Will there be a fan-less baseball season? Well … probably

At the risk of being called a Dickey Downer, or a Negative Ned, I need to suggest what is looking patently obvious to this baseball fan.

If the Major Leagues suit up for the 2020 season while we are fighting a deadly worldwide viral pandemic, the athletes will play in front of themselves and each other. No fans in the stands. No cheering from behind the dugout. No curtain calls after dramatic home runs.

MLB is considering an 82-game schedule to begin around the Fourth of July. I understand that the team owners have signed off on it, but need approval by the players union to close the deal.

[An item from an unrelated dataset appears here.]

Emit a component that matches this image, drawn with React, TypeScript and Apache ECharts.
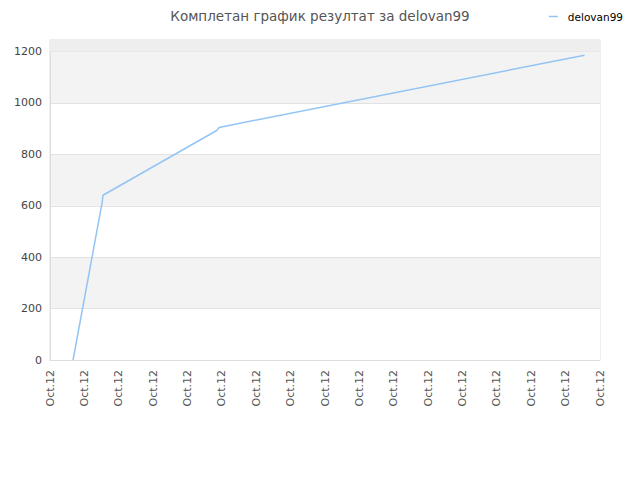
import React, { useEffect, useRef } from "react";
import * as echarts from "echarts";

const titleText = "Комплетан график резултат за delovan99";
const seriesName = "delovan99";
// x measured in label steps (0..16), y is score
const xValues = [0.67, 1.52, 1.54, 4.85, 4.92, 15.55];
const yValues = [0, 615, 641, 893, 905, 1186];
const tickLabel = "Oct.12";
const xTickCount = 16;
const yMax = 1245;

export default function App() {
  const chartRef = useRef<HTMLDivElement>(null);

  useEffect(() => {
    if (!chartRef.current) return;
    const chart = echarts.init(chartRef.current, undefined, { renderer: "svg" });
    chart.setOption({
      animation: false,
      textStyle: { fontFamily: "DejaVu Sans" },
      title: {
        text: titleText,
        left: "center",
        top: 4,
        textStyle: { fontSize: 13.5, fontWeight: "normal", color: "#555" },
      },
      legend: {
        right: 12,
        top: 6,
        itemWidth: 9,
        itemHeight: 1.5,
        itemGap: 10,
        icon: "rect",
        textStyle: { fontSize: 10.5, color: "#000", padding: [0, 0, 0, 5] },
        data: [seriesName],
      },
      grid: {
        left: 50,
        right: 40,
        top: 40,
        bottom: 120,
        show: true,
        borderColor: "#ddd",
        borderWidth: 1,
      },
      xAxis: {
        type: "value",
        min: 0,
        max: xTickCount,
        interval: 1,
        axisLine: { show: true, lineStyle: { color: "#ddd" } },
        axisTick: { show: false },
        splitLine: { show: false },
        axisLabel: {
          rotate: 90,
          color: "#555",
          fontSize: 11,
          margin: 10,
          formatter: () => tickLabel,
        },
      },
      yAxis: {
        type: "value",
        min: 0,
        max: yMax,
        interval: 200,
        axisLine: { show: true, lineStyle: { color: "#ddd" } },
        axisTick: { show: false },
        splitLine: { show: true, lineStyle: { color: "#e2e2e2" } },
        splitArea: { show: true, areaStyle: { color: ["#ffffff", "#f3f3f3"] } },
        axisLabel: {
          color: "#444",
          fontSize: 11,
          margin: 8,
          showMaxLabel: false,
          formatter: (v: number) => String(v),
        },
      },
      series: [
        {
          name: seriesName,
          type: "line",
          data: xValues.map((x, i) => [x, yValues[i]]),
          showSymbol: false,
          symbol: "none",
          lineStyle: { color: "#93c4f4", width: 1.5 },
          itemStyle: { color: "#93c4f4" },
          markArea: {
            silent: true,
            itemStyle: { color: "#eeeeee" },
            data: [[{ yAxis: 1200 }, { yAxis: yMax }]],
          },
        },
      ],
    });
    return () => chart.dispose();
  }, []);

  return <div ref={chartRef} style={{ width: 640, height: 480, margin: -8 }} />;
}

Yes, we have all these beautiful baseball venues around the country that will be devoid of fans. Why? The answer is obvious: Social distancing requirements — which are essential to stemming the infection rate — will not allow fans to be crammed into the stadiums next to each other.

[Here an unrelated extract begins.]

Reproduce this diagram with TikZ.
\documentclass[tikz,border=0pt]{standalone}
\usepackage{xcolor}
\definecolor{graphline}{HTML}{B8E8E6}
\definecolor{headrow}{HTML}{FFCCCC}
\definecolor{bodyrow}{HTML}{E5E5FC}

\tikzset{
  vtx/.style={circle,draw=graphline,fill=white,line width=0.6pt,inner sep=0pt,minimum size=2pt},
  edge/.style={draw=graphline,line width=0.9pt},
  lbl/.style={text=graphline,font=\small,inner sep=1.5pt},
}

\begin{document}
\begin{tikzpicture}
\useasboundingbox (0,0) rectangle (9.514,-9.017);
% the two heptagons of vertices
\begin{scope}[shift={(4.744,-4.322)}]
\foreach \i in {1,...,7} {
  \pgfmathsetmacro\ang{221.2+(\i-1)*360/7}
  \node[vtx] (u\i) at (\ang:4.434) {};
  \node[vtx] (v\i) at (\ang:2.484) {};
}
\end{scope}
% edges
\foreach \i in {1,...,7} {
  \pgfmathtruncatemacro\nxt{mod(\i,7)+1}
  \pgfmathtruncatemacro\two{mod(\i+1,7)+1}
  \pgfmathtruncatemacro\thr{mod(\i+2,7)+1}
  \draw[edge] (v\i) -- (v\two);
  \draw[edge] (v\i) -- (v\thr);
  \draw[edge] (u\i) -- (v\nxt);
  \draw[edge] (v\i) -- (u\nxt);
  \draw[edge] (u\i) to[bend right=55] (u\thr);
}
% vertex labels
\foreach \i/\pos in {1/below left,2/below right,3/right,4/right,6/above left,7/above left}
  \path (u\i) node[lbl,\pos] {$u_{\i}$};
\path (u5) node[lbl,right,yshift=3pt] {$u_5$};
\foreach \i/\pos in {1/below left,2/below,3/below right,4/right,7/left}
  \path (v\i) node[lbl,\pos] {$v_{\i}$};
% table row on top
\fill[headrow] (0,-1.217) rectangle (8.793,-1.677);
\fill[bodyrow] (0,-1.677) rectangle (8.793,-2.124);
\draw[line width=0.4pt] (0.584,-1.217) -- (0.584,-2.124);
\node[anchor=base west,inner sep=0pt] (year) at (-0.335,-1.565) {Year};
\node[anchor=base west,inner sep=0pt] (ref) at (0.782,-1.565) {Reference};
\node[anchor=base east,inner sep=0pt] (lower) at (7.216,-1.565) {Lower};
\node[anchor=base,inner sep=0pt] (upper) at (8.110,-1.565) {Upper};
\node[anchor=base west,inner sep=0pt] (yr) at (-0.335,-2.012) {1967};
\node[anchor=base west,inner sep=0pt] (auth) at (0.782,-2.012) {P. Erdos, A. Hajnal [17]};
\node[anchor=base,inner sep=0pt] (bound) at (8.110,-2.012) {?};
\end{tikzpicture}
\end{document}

Am I OK with that, with playing these games before tens of thousands of empty seats? Absolutely. I want to see baseball return.

Now … I want to speak briefly to my friends in Amarillo, who have been awaiting the start of the Texas League AA season featuring their beloved Amarillo Sod Poodles. The last time I commented on the team’s immediate future, a sorehead among the Sod Poodles fan club accused me of being Mr. Negativity.

I hate to say this, but Hodgetown — the shiny new ballpark built along Buchanan Street in downtown Amarillo — should remain empty, too, even if the Sod Poodles take the field for some hardball.

Yes, this pains me terribly. The ballpark came into being with considerable fanfare and much-deserved hype. It’s a first-class venue. The Sod Poodles’ fans packed the place for virtually every home game in 2019.

For the sake of community health — which at this moment appears to be teetering with a rash of outbreaks — the Sod Poodles should play their games before no one.

Baseball fans all across this great country are going to suffer the same withdrawal. If that’s what must happen, well, there’s always next season … or we can hope.